At Tucson’s Boca Tacos Y Tequila, chef Maria Jose Mazon guarantees that her tacos contain no yellow cheese, ground beef, or iceberg lettuce. They are elegant little pockets, available on a choice of homemade corn or flour tortilla and nearly all of them adorned with cabbage and guacamole and accompanied by such salsas as chipotle, mango-habanero, watermelon-pepper, pickled carrots, and ginger-wasabi. Grilled octopus, squash, fire-roasted corn, and barbacoa are regular fillings, and Mazon offers every-Wednesday exotic meat night, featuring anything from silkworms to snapping turtle to elk. “If it’s already dead, I can make it into a taco,” she once quipped.
Tacos are everywhere, but no place is more taco-rich than San Antonio, Texas, where they are served for breakfast, lunch, supper, and snacks in variations that range from bacon and eggs to barbacoa and beyond. In this town, no worthwhile taqueria buys its tortillas. Wheat and corn dough are rolled out and cooked on the spot and generally used to wrap the filling of choice within moments of getting lifted off a hot griddle.
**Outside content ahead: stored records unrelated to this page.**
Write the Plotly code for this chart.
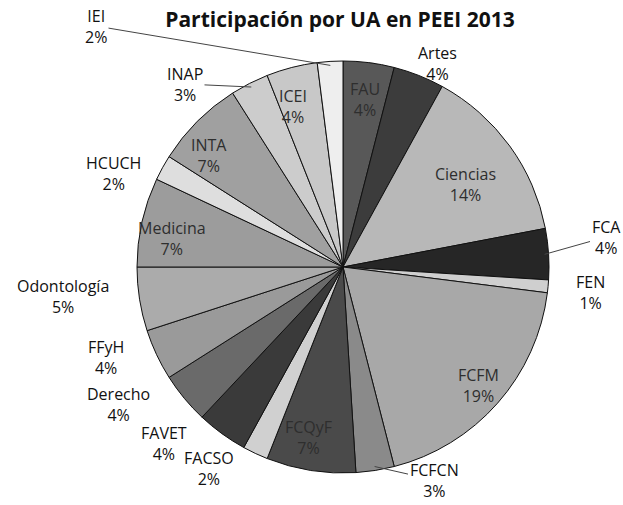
import math
import plotly.graph_objects as go

units = ["FAU", "Artes", "Ciencias", "FCA", "FEN", "FCFM", "FCFCN", "FCQyF", "FACSO",
         "FAVET", "Derecho", "FFyH", "Odontología", "Medicina", "HCUCH", "INTA",
         "INAP", "ICEI", "IEI"]
shares = [4, 4, 14, 4, 1, 19, 3, 7, 2, 4, 4, 4, 5, 7, 2, 7, 3, 4, 2]

# ---- styling / layout (not data) ----
W, H = 623, 505
FONT = "Open Sans"
grays = ["#585858", "#3c3c3c", "#b8b8b8", "#262626", "#cfcfcf", "#a8a8a8", "#8a8a8a",
         "#4a4a4a", "#d0d0d0", "#3a3a3a", "#6a6a6a", "#9a9a9a", "#ababab", "#9c9c9c",
         "#dedede", "#a0a0a0", "#cccccc", "#c8c8c8", "#eeeeee"]
inside_units = {"FAU", "Ciencias", "FCFM", "FCQyF", "Medicina", "INTA", "ICEI"}

# pie placement in pixels
CX, CY, R = 343, 267, 206
dom_x = [(CX - R) / W, (CX + R) / W]
dom_y = [1 - (CY + R) / H, 1 - (CY - R) / H]

# label block centres in pixels, and which labels get a leader line
label_px = {
    "FAU": (365, 100), "Artes": (437, 63), "Ciencias": (465, 184), "FCA": (606, 237),
    "FEN": (590, 292), "FCFM": (478, 385), "FCFCN": (434, 480), "FCQyF": (308, 437),
    "FACSO": (209, 468), "FAVET": (164, 443), "Derecho": (118, 404),
    "FFyH": (106, 357), "Odontología": (63, 296), "Medicina": (172, 238),
    "HCUCH": (113, 173), "INTA": (209, 155), "INAP": (185, 84), "ICEI": (293, 107),
    "IEI": (96, 26),
}
leader = {"IEI", "INAP", "FCA", "FCFCN"}

fig = go.Figure(go.Pie(
    labels=units,
    values=shares,
    textinfo="none",
    sort=False,
    direction="clockwise",
    rotation=0,
    marker=dict(colors=grays, line=dict(color="#111111", width=1)),
    domain=dict(x=dom_x, y=dom_y),
    showlegend=False,
    hoverinfo="label+percent",
))

total = sum(shares)
cum = 0
for u, v in zip(units, shares):
    mid = (cum + v / 2) / total * 2 * math.pi
    cum += v
    tx, ty = label_px[u]
    txt = f"{u}<br>{v}%"
    color = "#2e2e2e" if u in inside_units else "#111111"
    if u in leader:
        # tip of leader line on the slice edge, from the slice's mid angle
        px = CX + (R - 4) * math.sin(mid)
        py = CY - (R - 4) * math.cos(mid)
        fig.add_annotation(
            text=txt, xref="paper", yref="paper", x=px / W, y=1 - py / H,
            ax=tx - px, ay=ty - py, showarrow=True, arrowhead=0, arrowwidth=1,
            arrowcolor="#444444", standoff=0,
            font=dict(size=16, family=FONT, color=color), align="center",
        )
    else:
        fig.add_annotation(
            text=txt, xref="paper", yref="paper", x=tx / W, y=1 - ty / H,
            showarrow=False, xanchor="center", yanchor="middle",
            font=dict(size=16, family=FONT, color=color), align="center",
        )

fig.update_layout(
    width=W, height=H,
    margin=dict(l=0, r=0, t=0, b=0),
    paper_bgcolor="white",
    title=dict(text="<b>Participación por UA en PEEI 2013</b>",
               x=340 / W, xanchor="center", y=1 - 20 / H, yanchor="middle",
               font=dict(size=21, family=FONT, color="#111111")),
)

fig.write_html("out.html", config={"displayModeBar": False},
               post_script="document.body.style.margin='0px';")
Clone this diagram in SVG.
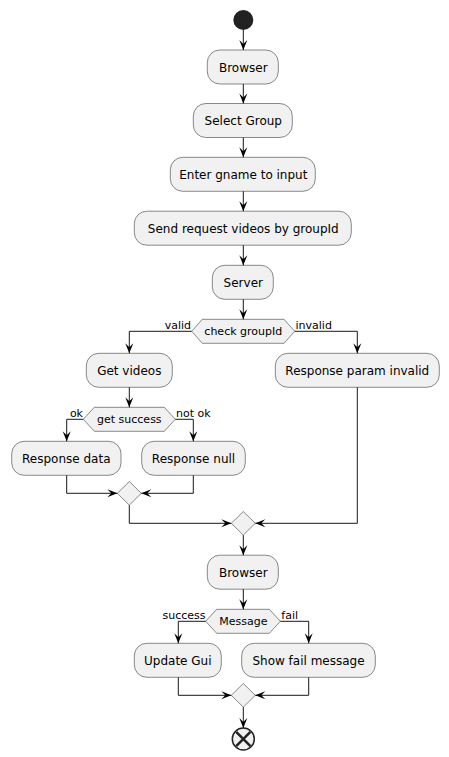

San Antonio is home of the puffy taco, which is made by eliminating the griddle and briefly tossing the uncooked tortilla (usually corn masa, but wheat works, too) into a hot oil bath, causing it to puff up like a sopaipilla. A restaurant called Henry’s Puffy Tacos claims to have invented it in 1978, but it is likely that Henry’s only named a dish that in fact has been around since at least the 1950s. Deftly-made, a puffy taco seems more like air than dough, its crispness evanescent, its flavor deliciously elusive. Although a simple procedure, the making of tortillas for tacos – especially for puffy tacos – requires a seasoned hand.